Nome do craque é chamariz
A camisa Ronaldinho 10 é o principal chamariz das lojas de suvenir. O jogador também inspira os artistas que vendem seus quadros ou fazem performances nas ruas centrais. Até tortas de chocolate decoradas com Ronaldinho encontram-se à venda.
Mas, antes de mais nada, os catalães gravam o nome de Ronaldinho no coração. "Ele é mais admirado do que Ronaldo porque devolveu ao público a alegria e a magia do futebol. Antes, mesmo que o Barcelona ganhasse, os torcedores não saíam contentes do estádio", conta o porteiro do Hotel Alguer, Jordi Boneta, cujo irmão emigrou para o Brasil há um ano e mora em Cáceres (MT).
Às 17 horas, volto ao estádio. A equipe da DW-TV improvisa um estúdio no vestiário, por onde ainda circulam os últimos turistas do dia. "Aqui só tem chuveiro frio", brinca o guia do clube, que acompanha um grupo de torcedores do Benfica de Lisboa, eliminado pelo Barcelona da Liga dos Campeões.

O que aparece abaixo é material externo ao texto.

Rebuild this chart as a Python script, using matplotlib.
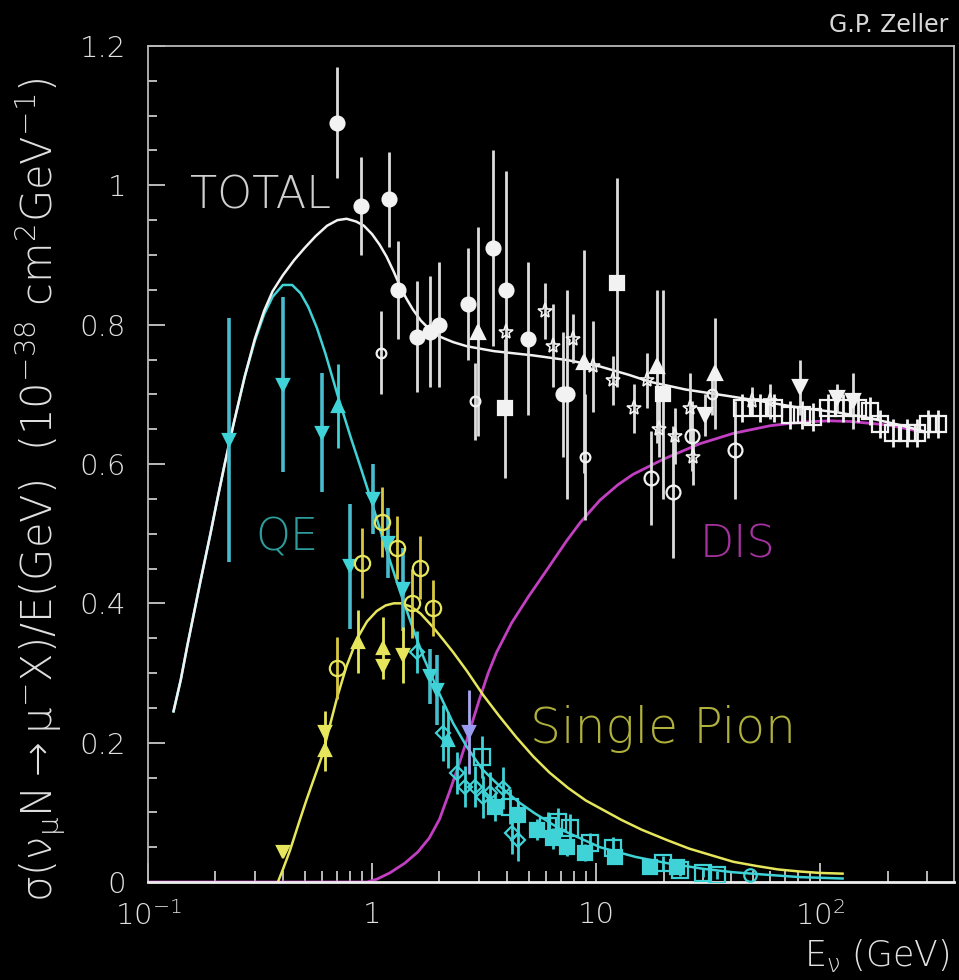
import numpy as np
import matplotlib
matplotlib.use("Agg")
import matplotlib.pyplot as plt
from matplotlib.ticker import FixedLocator, FixedFormatter, NullFormatter, MultipleLocator

plt.rcParams['font.family'] = ['DejaVu Sans']
plt.rcParams['mathtext.fontset'] = 'dejavusans'
plt.rcParams['mathtext.default'] = 'regular'

# ---------------- curves (E in GeV, sigma/E in 1e-38 cm^2/GeV) ----------------
total_E = [0.13, 0.14, 0.15, 0.171, 0.19, 0.203, 0.22, 0.24, 0.27, 0.30, 0.33, 0.36, 0.40, 0.45, 0.50,
           0.56, 0.63, 0.70, 0.77, 0.85, 0.92, 1.0, 1.08, 1.16, 1.25, 1.33, 1.42, 1.52, 1.65, 1.81,
           2.0, 2.3, 2.65, 3.5, 5.2, 7.5, 10.4, 14.0, 17.4, 25.0, 40.0, 60.0, 80.0, 120.0, 160.0,
           220.0, 290.0]
total_y = [0.245, 0.29, 0.34, 0.43, 0.50, 0.546, 0.60, 0.655, 0.725, 0.78, 0.82, 0.848, 0.871, 0.893, 0.91,
           0.927, 0.942, 0.95, 0.952, 0.948, 0.942, 0.93, 0.915, 0.898, 0.876, 0.856, 0.838, 0.822, 0.806, 0.793,
           0.783, 0.775, 0.769, 0.762, 0.756, 0.749, 0.740, 0.728, 0.718, 0.707, 0.697, 0.688, 0.681, 0.674, 0.667,
           0.657, 0.647]

qe_E = [0.13, 0.14, 0.15, 0.171, 0.19, 0.203, 0.22, 0.24, 0.27, 0.30, 0.33, 0.36, 0.40, 0.44, 0.48,
        0.52, 0.568, 0.62, 0.70, 0.80, 0.90, 0.98, 1.1, 1.2, 1.33, 1.5, 1.7, 2.0, 2.3, 2.65, 3.1,
        3.73, 4.5, 5.3, 7.0, 10.4, 15.0, 20.8, 30.0, 41.0, 60.0, 81.5, 126.0]
qe_y = [0.245, 0.29, 0.34, 0.43, 0.50, 0.546, 0.60, 0.655, 0.725, 0.777, 0.815, 0.840, 0.857, 0.857, 0.845,
        0.825, 0.795, 0.758, 0.70, 0.64, 0.59, 0.553, 0.50, 0.462, 0.418, 0.37, 0.322, 0.27, 0.228, 0.194, 0.162,
        0.137, 0.115, 0.099, 0.075, 0.05, 0.036, 0.027, 0.019, 0.014, 0.010, 0.007, 0.005]

pion_E = [0.38, 0.40, 0.43, 0.476, 0.51, 0.546, 0.60, 0.65, 0.70, 0.77, 0.86, 0.95, 1.05, 1.15, 1.25,
          1.35, 1.5, 1.65, 1.87, 2.1, 2.3, 2.65, 3.14, 3.7, 4.4, 5.25, 6.2, 7.5, 9.0, 10.4, 13.0, 16.0,
          20.8, 26.0, 33.0, 41.0, 52.0, 65.0, 81.5, 100.0, 126.0]
pion_y = [0.0, 0.018, 0.045, 0.089, 0.118, 0.145, 0.182, 0.226, 0.266, 0.31, 0.35, 0.374, 0.389, 0.397, 0.40,
          0.40, 0.395, 0.385, 0.366, 0.346, 0.33, 0.303, 0.268, 0.238, 0.208, 0.18, 0.157, 0.135, 0.117, 0.106,
          0.089, 0.075, 0.06, 0.048, 0.038, 0.029, 0.023, 0.018, 0.015, 0.013, 0.012]

dis_E = [0.1, 0.95, 1.05, 1.2, 1.4, 1.6, 1.8, 2.0, 2.22, 2.45, 2.65, 3.0, 3.3, 3.6, 4.2, 5.0, 6.0, 7.4,
         8.5, 10.4, 12.5, 14.6, 20.0, 29.0, 41.0, 60.0, 81.5, 110.0, 137.0, 200.0, 288.0]
dis_y = [0.0, 0.0, 0.004, 0.013, 0.027, 0.043, 0.063, 0.09, 0.13, 0.17, 0.204, 0.26, 0.30, 0.33, 0.372,
         0.41, 0.447, 0.49, 0.516, 0.548, 0.57, 0.585, 0.607, 0.629, 0.644, 0.655, 0.66, 0.662, 0.661, 0.656, 0.646]

# ---------------- white (total) data ----------------
w_fcirc_E = [0.698, 0.893, 1.19, 1.31, 1.59, 1.81, 1.99, 2.68, 3.47, 3.96, 4.97, 7.13, 7.43]
w_fcirc_y = [1.09, 0.97, 0.98, 0.85, 0.783, 0.79, 0.80, 0.83, 0.91, 0.85, 0.78, 0.70, 0.70]
w_fcirc_e = [0.08, 0.07, 0.068, 0.07, 0.08, 0.08, 0.09, 0.08, 0.14, 0.17, 0.11, 0.09, 0.15]

w_fsq_E = [3.92, 12.4, 19.9]
w_fsq_y = [0.68, 0.86, 0.70]
w_fsq_e = [0.10, 0.15, 0.15]

w_osq_E = [44.9, 54.0, 62.0, 73.4, 83.4, 93.2, 108.6, 126.8, 148.0, 167.0, 185.0, 212.0, 245.0, 271.0, 303.0, 336.0]
w_osq_y = [0.68, 0.68, 0.68, 0.67, 0.67, 0.668, 0.68, 0.68, 0.68, 0.676, 0.657, 0.645, 0.645, 0.645, 0.657, 0.657]
w_osq_e = [0.02, 0.02, 0.02, 0.02, 0.02, 0.02, 0.02, 0.02, 0.02, 0.02, 0.02, 0.02, 0.02, 0.02, 0.02, 0.02]

w_ocirc_E = [17.5, 22.1, 26.8, 41.8]
w_ocirc_y = [0.58, 0.56, 0.64, 0.62]
w_ocirc_e = [0.068, 0.095, 0.05, 0.07]

w_xcirc_E = [1.10, 2.88, 8.93, 33.0]
w_xcirc_y = [0.76, 0.69, 0.61, 0.70]
w_xcirc_e = [0.06, 0.055, 0.09, 0.03]

w_star_E = [3.96, 5.92, 6.43, 7.89, 9.70, 11.9, 14.8, 16.9, 19.0, 22.5, 26.3, 27.0, 49.7, 59.8]
w_star_y = [0.79, 0.82, 0.77, 0.78, 0.74, 0.72, 0.68, 0.72, 0.65, 0.64, 0.68, 0.61, 0.69, 0.69]
w_star_e = [0.0, 0.04, 0.06, 0.035, 0.065, 0.035, 0.035, 0.04, 0.04, 0.04, 0.05, 0.04, 0.02, 0.025]

w_tup_E = [2.97, 8.84, 18.7, 34.0]
w_tup_y = [0.79, 0.747, 0.74, 0.73]
w_tup_e = [0.15, 0.16, 0.11, 0.08]

w_tdn_E = [30.7, 81.5, 119.0, 140.0]
w_tdn_y = [0.67, 0.71, 0.695, 0.69]
w_tdn_e = [0.03, 0.04, 0.02, 0.04]

# ---------------- cyan (QE) data ----------------
c_tdn_E = [0.23, 0.40, 0.60, 0.80, 1.01, 1.18, 1.37, 1.81, 1.95]
c_tdn_y = [0.635, 0.714, 0.645, 0.453, 0.55, 0.487, 0.42, 0.295, 0.276]
c_tdn_e = [0.175, 0.125, 0.085, 0.09, 0.05, 0.05, 0.06, 0.04, 0.05]

c_tup_E = [0.705, 2.18]
c_tup_y = [0.683, 0.204]
c_tup_e = [0.06, 0.04]

c_dia_E = [1.59, 2.07, 2.39, 2.60, 2.88, 3.13, 3.36, 3.85, 4.22, 4.49]
c_dia_y = [0.33, 0.214, 0.157, 0.137, 0.137, 0.122, 0.128, 0.135, 0.07, 0.06]
c_dia_e = [0.03, 0.04, 0.03, 0.03, 0.03, 0.03, 0.03, 0.03, 0.03, 0.03]

c_fsq_E = [3.54, 4.49, 5.46, 6.43, 7.43, 8.93, 12.2, 17.4, 23.0]
c_fsq_y = [0.108, 0.096, 0.075, 0.063, 0.05, 0.042, 0.036, 0.022, 0.022]
c_fsq_e = [0.02, 0.02, 0.015, 0.015, 0.012, 0.012, 0.01, 0.008, 0.008]

c_osq_E = [3.10, 4.13, 6.11, 6.76, 7.66, 9.40, 11.9, 19.9, 23.7, 30.0, 34.7]
c_osq_y = [0.18, 0.108, 0.08, 0.086, 0.078, 0.056, 0.049, 0.027, 0.017, 0.013, 0.01]
c_osq_e = [0.03, 0.025, 0.02, 0.02, 0.02, 0.015, 0.015, 0.01, 0.008, 0.006, 0.006]

c_ocirc_E = [48.7]
c_ocirc_y = [0.01]

p_tdn_E = [2.71]
p_tdn_y = [0.215]
p_tdn_e = [0.06]

# ---------------- yellow (single pion) data ----------------
y_ocirc_E = [0.70, 0.90, 1.11, 1.29, 1.51, 1.64, 1.87]
y_ocirc_y = [0.307, 0.458, 0.517, 0.48, 0.40, 0.451, 0.393]
y_ocirc_e = [0.045, 0.05, 0.05, 0.045, 0.05, 0.045, 0.04]

y_tup_E = [0.617, 0.866, 1.12]
y_tup_y = [0.19, 0.345, 0.336]
y_tup_e = [0.03, 0.045, 0.045]

y_tdn_E = [0.40, 0.617, 1.12, 1.37]
y_tdn_y = [0.043, 0.216, 0.31, 0.326]
y_tdn_e = [0.0, 0.03, 0.0, 0.04]

xtick_vals = [0.1, 1, 10, 100]
xtick_labels = ['$10^{-1}$', '1', '10', '$10^{2}$']
ytick_vals = [0, 0.2, 0.4, 0.6, 0.8, 1.0, 1.2]
ytick_labels = ['0', '0.2', '0.4', '0.6', '0.8', '1', '1.2']

# ---------------- colours ----------------
WHITE = '#f2f2f2'
CYAN = '#3fd2d6'
YELLOW = '#e6e65c'
MAGENTA = '#c23fc2'

fig = plt.figure(figsize=(9.59, 9.8), dpi=100, facecolor='black')
ax = fig.add_axes([148/959, 98/980, 806/959, 836/980], facecolor='black')
ax.set_xscale('log')
ax.set_xlim(0.1, 396)
ax.set_ylim(0, 1.2)

# curves
ax.plot(dis_E, dis_y, color=MAGENTA, lw=2.0, zorder=2)
ax.plot(pion_E, pion_y, color=YELLOW, lw=1.8, zorder=2)
ax.plot(qe_E, qe_y, color=CYAN, lw=1.8, zorder=2)
ax.plot(total_E, total_y, color=WHITE, lw=1.8, zorder=2.2)


def eb(E, y, e, marker, color, ms, filled=True, ecolor=None, elw=2.0, mew=1.6, z=3):
    ax.errorbar(E, y, yerr=e, fmt=marker, color=ecolor or color, ecolor=ecolor or color,
                mfc=color if filled else 'none', mec=color, ms=ms, mew=mew,
                elinewidth=elw, capsize=0, zorder=z)


# white data
eb(w_fcirc_E, w_fcirc_y, w_fcirc_e, 'o', WHITE, 10, ecolor='#dddddd')
eb(w_fsq_E, w_fsq_y, w_fsq_e, 's', WHITE, 10, ecolor='#dddddd')
eb(w_osq_E, w_osq_y, w_osq_e, 's', WHITE, 11, filled=False)
eb(w_ocirc_E, w_ocirc_y, w_ocirc_e, 'o', WHITE, 10, filled=False, ecolor='#dddddd')
eb(w_xcirc_E, w_xcirc_y, w_xcirc_e, 'o', WHITE, 7, filled=False, ecolor='#dddddd')
eb(w_star_E, w_star_y, w_star_e, '*', WHITE, 11, filled=False, mew=1.2, ecolor='#dddddd')
eb(w_tup_E, w_tup_y, w_tup_e, '^', WHITE, 10, ecolor='#dddddd')
eb(w_tdn_E, w_tdn_y, w_tdn_e, 'v', WHITE, 10, ecolor='#dddddd')

# cyan data
eb(c_tdn_E, c_tdn_y, c_tdn_e, 'v', CYAN, 9, ecolor='#48bccc', elw=2.6)
eb(c_tup_E, c_tup_y, c_tup_e, '^', CYAN, 9)
eb(c_dia_E, c_dia_y, c_dia_e, 'D', CYAN, 7, filled=False)
eb(c_fsq_E, c_fsq_y, c_fsq_e, 's', CYAN, 10)
eb(c_osq_E, c_osq_y, c_osq_e, 's', CYAN, 11, filled=False)
eb(c_ocirc_E, c_ocirc_y, [0.0], 'o', CYAN, 9, filled=False)
eb(p_tdn_E, p_tdn_y, p_tdn_e, 'v', '#9a9af0', 9, ecolor='#a8a8f0')

# yellow data
eb(y_ocirc_E, y_ocirc_y, y_ocirc_e, 'o', YELLOW, 11, filled=False, ecolor='#d8c840')
eb(y_tup_E, y_tup_y, y_tup_e, '^', YELLOW, 9)
eb(y_tdn_E, y_tdn_y, y_tdn_e, 'v', YELLOW, 9)

# axes styling
for s in ['top', 'right', 'left']:
    ax.spines[s].set_color('#b8b8b8')
    ax.spines[s].set_linewidth(1.3)
ax.spines['bottom'].set_color('#eeeeee')
ax.spines['bottom'].set_linewidth(2.0)

ax.xaxis.set_major_locator(FixedLocator(xtick_vals))
ax.xaxis.set_major_formatter(FixedFormatter(xtick_labels))
ax.xaxis.set_minor_locator(FixedLocator([m * 10.0 ** d for d in (-1, 0, 1, 2) for m in range(2, 10)]))
ax.xaxis.set_minor_formatter(NullFormatter())
ax.yaxis.set_major_locator(FixedLocator(ytick_vals))
ax.yaxis.set_major_formatter(FixedFormatter(ytick_labels))
ax.yaxis.set_minor_locator(MultipleLocator(0.05))

ax.tick_params(axis='both', which='both', direction='in', top=False, right=False,
               color='#c8c8c8', labelcolor='#e0e0e0', labelsize=21)
ax.tick_params(axis='x', which='major', length=14, width=1.3, pad=14)
ax.tick_params(axis='x', which='minor', length=8, width=1.3)
ax.tick_params(axis='y', which='major', length=12, width=1.3, pad=16)
ax.tick_params(axis='y', which='minor', length=6.5, width=1.3)
for lab in ax.get_xticklabels() + ax.get_yticklabels():
    lab.set_fontweight('light')

# in-plot labels
ax.text(0.052, 0.806, 'TOTAL', transform=ax.transAxes, color='#cfcfcf', fontsize=32,
        va='baseline', fontweight='light')
ax.text(0.133, 0.397, 'QE', transform=ax.transAxes, color='#2e9c9c', fontsize=32,
        va='baseline', fontweight='light')
ax.text(0.685, 0.388, 'DIS', transform=ax.transAxes, color='#a5329f', fontsize=32,
        va='baseline', fontweight='light')
ax.text(0.474, 0.166, 'Single Pion', transform=ax.transAxes, color='#b0b03c', fontsize=35,
        va='baseline', fontweight='light')

fig.text(948/959, 1 - 25/980, 'G.P. Zeller', color='#d8d8d8', fontsize=17, ha='right', va='center')
fig.text(950/959, 1 - 966/980, r'$E_{\nu}$ (GeV)', color='#e0e0e0', fontsize=25, ha='right',
         va='baseline', fontweight='light')
fig.text(40/959, 1 - 490/980,
         r'$\sigma(\nu_{\mu}N \rightarrow \mu^{-}X)/E(GeV)$  $(10^{-38}$ cm$^{2}$GeV$^{-1})$',
         color='#e0e0e0', fontsize=30, rotation=90, ha='center', va='center', fontweight='light')

fig.savefig('out.png', dpi=100, facecolor='black')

No treinamento das 18h, num gramado ao lado do Camp Nou, Ronaldinho não aparece. Mas o assessor de imprensa garante que ele já se encontra nos bastidores do estádio e confirma a entrevista.
"Então é barriga verde!"
Duas horas e meia depois, o "rei" chega, com cabelos ainda molhados do banho, camiseta amarela com emblema do Barcelona no peito, calção preto e chinelo de dedo. "Olá, que tal", nos cumprimenta em espanhol. Respondo com um "boa noite" e ele abre um sorriso. "Fala português? Que maravilha!", diz aliviado. E se dirige ao banco em que ficará sentado na próxima meia hora. "Podemos começar", diz, com a rotina de quem está diante das câmeras quase todos os dias.
Enquanto os microfones são grudados em nossas camisas, ele me pergunta de onde sou. "De Antônio Carlos, perto de Florianópolis". E ele: "Então é barriga verde! Conheço todas as praias da Ilha. Joguei bola em Jurerê". Eu também, só que numa outra época e noutra categoria, penso num segundo.
Segue-se a entrevista. Ele diz que "2006 será a Copa do Brasil", defende Ronaldo, diz que a bola é sua namorada e pronuncia uma frase que qualquer pessoa gostaria dizer: "Estou vivendo tudo o que eu sempre sonhei". No final, ainda distribui alguns autógrafos. Daí, o tempo está esgotado. "Não quero ser chato, compadre, mas estou em cima da hora", diz apontando para o relógio.
Samba fica para a próxima
São 21h, quando o maior astro do futebol mundial da atualidade some novamente nos subterrâneos do Camp Nou, deixando para trás 27 minutos de uma entrevista inesquecível. Não só pelo que falou. Sobretudo, pela modéstia e naturalidade com que o fez. Os torcedores do Barcelona têm razão. Ele é um bom caráter e continua com os pés no chão.
Só uma resposta – que deveria ser para a DW-TV – ficou incompleta. Perguntei se ele poderia cantar uma música que a torcida alemã ainda pudesse decorar até a Copa. Talvez, alguns versos de seu pagode preferido, o Folha Seca. "Não, não ... Sou muito tímido para essas coisas. Ainda mais que vocês me pegaram de surpresa. Mas da próxima vez que vocês vierem, eu canto um samba pra vocês".